# Our system



## ricepaddydaddy (Jun 22, 2012)

We do not have coops, at least in the normal meaning of the term.
We live in a rural area with plenty of woods around. And plenty of woodland creatures. Until we went to our present system five years ago we lost a hen here, a hen there, to predation. Since then we have not lost a one.
Our chicken area is approx 50 X 75 feet and enclosed by 6 foot chain link. Inside that we have DIY dog kennels (Home Depot, Lowes), also 6 foot chain link, one for each small flock. At one time we had over 50 hens, now we are down to a total of 14 birds, including roosters.
These kennels have flat shadecloth tops for additional security, and peaked tarp roofs for weather protection.
Inside the kennels are my homemade hootches which are about 2 feet deep, three feet wide and are three feet high at the front sloping down to the back. These are set on a base of regular concrete blocks. I use 3/8" CDX plywood for walls and roof, 2X2's for framing, and there is 1/2" mesh welded hardware cloth for the floor and on the door.
Each day we let one flock out into the general area to roam about, rotating the flocks daily to avoid the roosters fighting.
My wife lets them out of the hootches in the morning when she feeds and waters, and lets one group out to roam.
At dusk each day they get closed up for the night in their hootches. I usually do this while she does horse chores. This puts them securely behind wood/wire and behind two layers of chainlink.
I was born and raised a city boy, but I really enjoy the past 16 years of country life!


----------



## ricepaddydaddy (Jun 22, 2012)

ShayneThill said:


> Anyone installed surveillance equipment for the chicken?

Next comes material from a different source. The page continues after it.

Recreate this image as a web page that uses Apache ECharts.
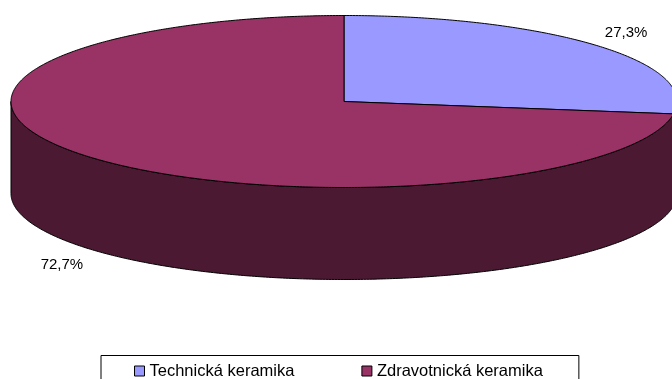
<!DOCTYPE html>
<html>
<head>
<meta charset="utf-8">
<script src="https://cdn.jsdelivr.net/npm/echarts@6/dist/echarts.min.js"></script>
<style>
  html, body { margin: 0; padding: 0; background: #fff; }
  #chart { width: 672px; height: 379px; }
</style>
</head>
<body>
<div id="chart"></div>
<script>
// Share of production by ceramics segment (%)
const categories = ['Technická keramika', 'Zdravotnická keramika'];
const shares = [27.3, 72.7];
const topColors = ['#9999FF', '#993366'];
const sideColors = ['#4D4D80', '#4C1933'];

// Disc geometry: centre, radii of the top ellipse and wall height
const CX = 344, CY = 101.5, RX = 333, RY = 86, DEPTH = 92;
const FONT = 'Liberation Sans, Arial, sans-serif';

const total = shares.reduce((a, b) => a + b, 0);
const starts = shares.map((_, i) => shares.slice(0, i).reduce((a, b) => a + b, 0));

// Point on the ellipse at angle a, measured clockwise from 12 o'clock
function pt(a, dy) {
  return [CX + RX * Math.sin(a), CY - RY * Math.cos(a) + (dy || 0)];
}
function arcPts(a0, a1, dy) {
  const n = Math.max(2, Math.ceil(Math.abs(a1 - a0) / (Math.PI / 360)));
  const out = [];
  for (let k = 0; k <= n; k++) out.push(pt(a0 + (a1 - a0) * k / n, dy));
  return out;
}
function fmtPct(v) {
  return (v / total * 100).toFixed(1).replace('.', ',') + '%';
}

function renderSlice(params, api) {
  const i = params.seriesIndex;
  const start = api.value(0), val = api.value(1);
  const a0 = start / total * 2 * Math.PI;
  const a1 = (start + val) / total * 2 * Math.PI;
  const children = [];

  // Front wall: only the part facing the viewer (right, bottom, left)
  const f0 = Math.max(a0, Math.PI / 2), f1 = Math.min(a1, 1.5 * Math.PI);
  if (f1 > f0) {
    children.push({
      type: 'polygon',
      shape: { points: arcPts(f0, f1, 0).concat(arcPts(f1, f0, DEPTH)) },
      style: { fill: sideColors[i], stroke: '#000', lineWidth: 1 }
    });
  }

  // Top face of the slice
  children.push({
    type: 'polygon',
    shape: { points: [[CX, CY]].concat(arcPts(a0, a1, 0)) },
    style: { fill: topColors[i], stroke: '#000', lineWidth: 1 }
  });

  // Percentage label outside the disc
  const mid = (a0 + a1) / 2;
  const lx = CX + RX * Math.sin(mid) * 1.12;
  const ly = CY - RY * Math.cos(mid) * 1.25 + (Math.cos(mid) < 0 ? DEPTH : 0) + 1.5;
  children.push({
    type: 'text',
    style: {
      text: fmtPct(val), x: lx, y: ly, align: 'center', verticalAlign: 'middle',
      font: '15px ' + FONT, fill: '#000'
    }
  });

  return { type: 'group', children };
}

const chart = echarts.init(document.getElementById('chart'), null, { renderer: 'canvas' });
chart.setOption({
  backgroundColor: '#fff',
  animation: false,
  legend: {
    left: 101,
    top: 355.5,
    orient: 'horizontal',
    padding: [7, 36, 30, 33],
    itemGap: 67,
    itemWidth: 10,
    itemHeight: 10,
    borderColor: '#000',
    borderWidth: 1,
    borderRadius: 0,
    backgroundColor: '#fff',
    selectedMode: false,
    textStyle: { fontFamily: FONT, fontSize: 16.5, color: '#000' },
    data: categories.map((n, i) => ({
      name: n,
      icon: 'rect',
      itemStyle: { color: topColors[i], borderColor: '#000', borderWidth: 1 }
    }))
  },
  series: categories.map((name, i) => ({
    type: 'custom',
    name: name,
    coordinateSystem: 'none',
    silent: true,
    itemStyle: { color: topColors[i] },
    renderItem: renderSlice,
    data: [[starts[i], shares[i]]]
  }))
});
</script>
</body>
</html>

Not in the literal sense, no. But I did put one of our dogs into a kennel just outside the chicken run at night with the idea that she would bark and alert me if anything came creeping about.
Darn dog barked at every falling leaf, every shadow.
She is now back inside with the other dogs, and I sleep better.


----------



## kessy09 (Jun 16, 2013)

Sounds neat! Love to see pictures if you have sone!


----------



## Bee (Jun 20, 2013)

Sounds complicated!


----------



## ricepaddydaddy (Jun 22, 2012)

Bee said:


> Sounds complicated!


Our birds depend upon us for food, water, shelter and safety. 
As I mentioned, we live in a rural area that is full of wildlife. Predator wise there are Bobcat, 2 specie of fox, coyote, skunk, ****, possum. All of which would love to get a chicken dinner. All of this can be found right in our back yard. Literally.
I got tired of loosing birds, and it bothered me that I was unable to keep them safe from harm.
So I did what I did and have no regrets, nor have I lost a single bird to predation since I did this in 2007.


----------



## Bee (Jun 20, 2013)

ricepaddydaddy said:


> Our birds depend upon us for food, water, shelter and safety.
> As I mentioned, we live in a rural area that is full of wildlife. Predator wise there are Bobcat, 2 specie of fox, coyote, skunk, ****, possum. All of which would love to get a chicken dinner. All of this can be found right in our back yard. Literally.
> I got tired of loosing birds, and it bothered me that I was unable to keep them safe from harm.
> So I did what I did and have no regrets, nor have I lost a single bird to predation since I did this in 2007.


I live in the same kind of predator haven and free range without confinement and have only lost one bird to an owl(she wouldn't roost in the coop at night but high in the barn rafters) since 2007. I've free ranged DP birds and many, many CX~slow when older and not prone to survival skills.

Just left the dogs out and confined via a wireless electric fence in the chicken's territory and that's it. No complicated fencing, no rotational foraging schedules, no fences within fences, nada.

Each person seems to think they have more numerous and more ferocious predators at their place than do other people, for some reason, and that free ranging would be nigh impossible or very, very complicated but it's just not the case.

I know your system works well for you and if you love it, that's lovely! But, when you put it out on a public forum you are bound to get opinions about it that you will not like, same as everyone else does.

To me, it sounds overly complicated and fussy. The dog doesn't have to bark all the time...how do you keep him from barking in the house? Tell him to stop. Same with outside..you get to learn a real bark from an entertainment bark and you train him to shut it on the entertainment barking. And it helps if you have two dogs so they feel more secure against heavy predators...if they are insecure, they will bark less if they have a partner.


----------



## ricepaddydaddy (Jun 22, 2012)

Actually we have 5 dogs at the moment. We have had as many as 7. All rescues, as are our horses. The last 2 dogs were on death row, to be put down the very day we got the call.
And we are happy with our set up, and that's all that matters, right?


----------



## Bee (Jun 20, 2013)

It IS all that matters, at the bottom of things!


----------



## juiceasorus (Aug 14, 2013)

I have installed a security camera on the perimeter of the fenced area and love it! There was a fishercat catching my girls so we set out a trap and put a camera to see what was happening , caught ot the next day the little bugger! Let him go about 6 towns over so now all is good! the trap was reset every time we caught something this is what we caught in a week (none of them were killed) 

2 raccoons

2possums

2fishercats

Can you believe that all in the ma area!


----------



## TheLazyL (Jun 20, 2012)

juiceasorus said:


> ... There was a fishercat catching my girls so we set out a trap and put a camera to see what was happening , caught ot the next day the little bugger! Let him go about 6 towns over ...


Thank you.

I wondered where that fishercat came from that was killing my chickens..


----------